Old Phone He didn't call.

And he always calls. Always. Husband, that is.

The day was drawing to an end. I was on a call that spanned beyond Nanny's 6pm quit time. And when I finally emerged from my study, I apologized and cut her loose. And then the girls and I had a marvelous time. Drawing pictures. Reading books. Melting down. The day was drawing to an end.

And when the clock ticked past 6:30pm and Husband hadn't called or texted to say he was homeward bound, I startled. (I will pause and allow you your moment of envy. I know plenty of you do not arrive home or have partners who arrive home at this sane hour.)

Moment over.

He hadn't called.

And I tried calling him. At the office. Voicemail. On his cell. His phone was off. His phone is never off. Unless he is on a plane. And 99% of the time I am on that plane with him and that means I am not calling him. But it was off. Or dead. And I know he has that cute little white charger at work, so I was a bit baffled.

Maybe he was on a subway when his phone died. Maybe.

And then 7pm rolled around. Which is the universal faux bedtime around here. So we marched toward bed. And though a wee bit panicked, I put up a good front. Toddler and I put Baby to bed. I held tiny hands. I brushed tiny teeth. I kissed tiny cheeks.

And then 7:30pm. At this point, my heart chimed in. Pounding strong. Toddler lounged next to me on Mommy and Daddy's big bed watching her third and final Max & Ruby of the evening (judge away) as I fiddled with my phone, starving for answers.

I was freaking out.

I actually picked up my phone to look at the New York Times website to see if anything terribly tragic had befallen Manhattan, and my man, but then I saw I had a call!

From Mom.

I picked up and she asked how I was. I told her that I was fine, but that I was beginning to worry about Husband because he wasn't home and he hadn't called and this never ever ever happens.

And I was hoping for reassurance. But no. Just silence. She is a mother after all. She knows worry like the back of her hand.

Thankfully, that silence was short-lived. Call-waiting. It was Husband. He'd been stuck in a meeting for three-plus hours during which his phone had died.

Of course. Of course.

I clicked back to Mom. I told her that all was fine. But I also told her that I had a good twenty minutes of pure, unadulterated panic.

"Welcome," she said. "Welcome."

And then she told me a story she'd told me before. But this time? This time, I heard it. It was a story about one day when I was super young and I left home early one morning to meet my friend to take the bus across town to school. About how that friend called Mom thirty minutes later when I hadn't arrive to meet her. About how my mother lost it, lost it, and went to school to find me. To make sure I was okay.

And I was. I was.

And there was hardly a complicated explanation. I had waited five minutes for my friend at the bus stop and when she didn't come, I hopped on and rode to school. I never thought much about it.

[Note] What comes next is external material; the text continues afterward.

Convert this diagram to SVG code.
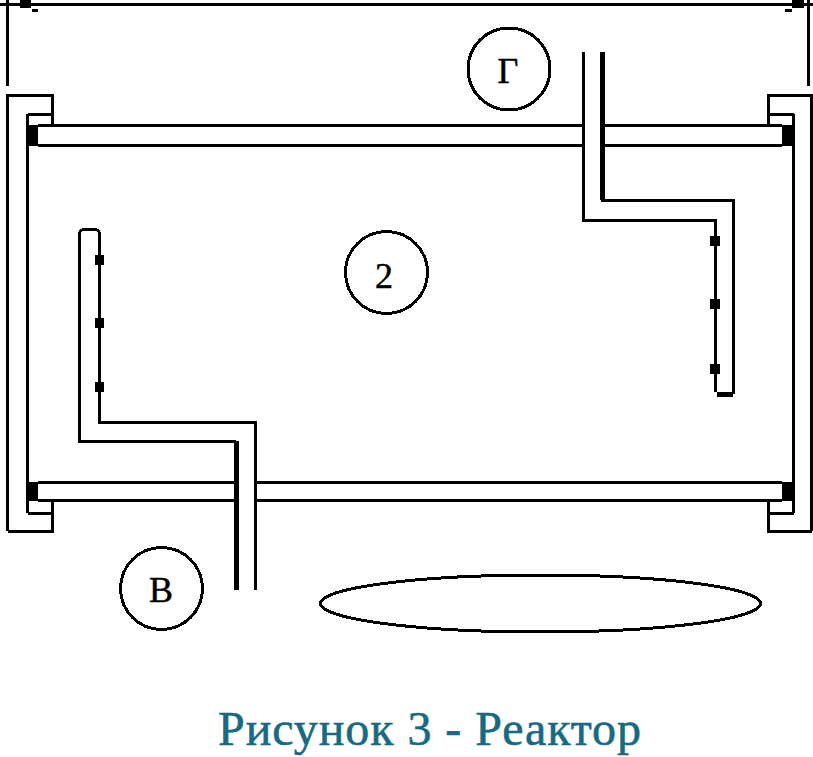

A delay at a bus stop. A meeting that runs late. A dead phone.

Pure panic.

I am fine. He is fine.

Fine.

But for several long terrible minutes last night I was far far away from fine. I was scared beyond measure. My imagination, my treasured tiara and toolbox, ran wild and free. It wasn't pretty.

But maybe these stretches of panic, however pure, are good for us. Because they remind us, however cruelly, about what matters. What really matters.

And then they end. And we choke out giggles of relief.

Husband walked through the door last night. He caught the last two pages of Toddler's bedtime book. And then we sang our nightly song. And planted kisses on opposite sides of her sweet face.

And on the other side of her bedroom door, I kissed his cheek. And realized how scared and lucky I am everyday. And that I suddenly and unwittingly had fierce fodder for another blog post.

_________________________

  • Have you had moments of profound panic when you couldn't contact someone you love?
  • Do you think living in this digital age where we have grown accustomed to abilities of insta-communication has made us more prone to panic?
  • Does your imagination run wild when you aren't privy to immediate answers?
  • Do you think we writers - with our wild and woolly imaginations - are more vulnerable to moments of real-life panic?
  • Have your parents regaled you with stories of your childhood that help you make better sense of the intricacies of your adulthood?
  • Do you agree that panic reminds us, and cruelly, of what really matters to us?
  • When do you or your partner arrive home? Am I spoiled?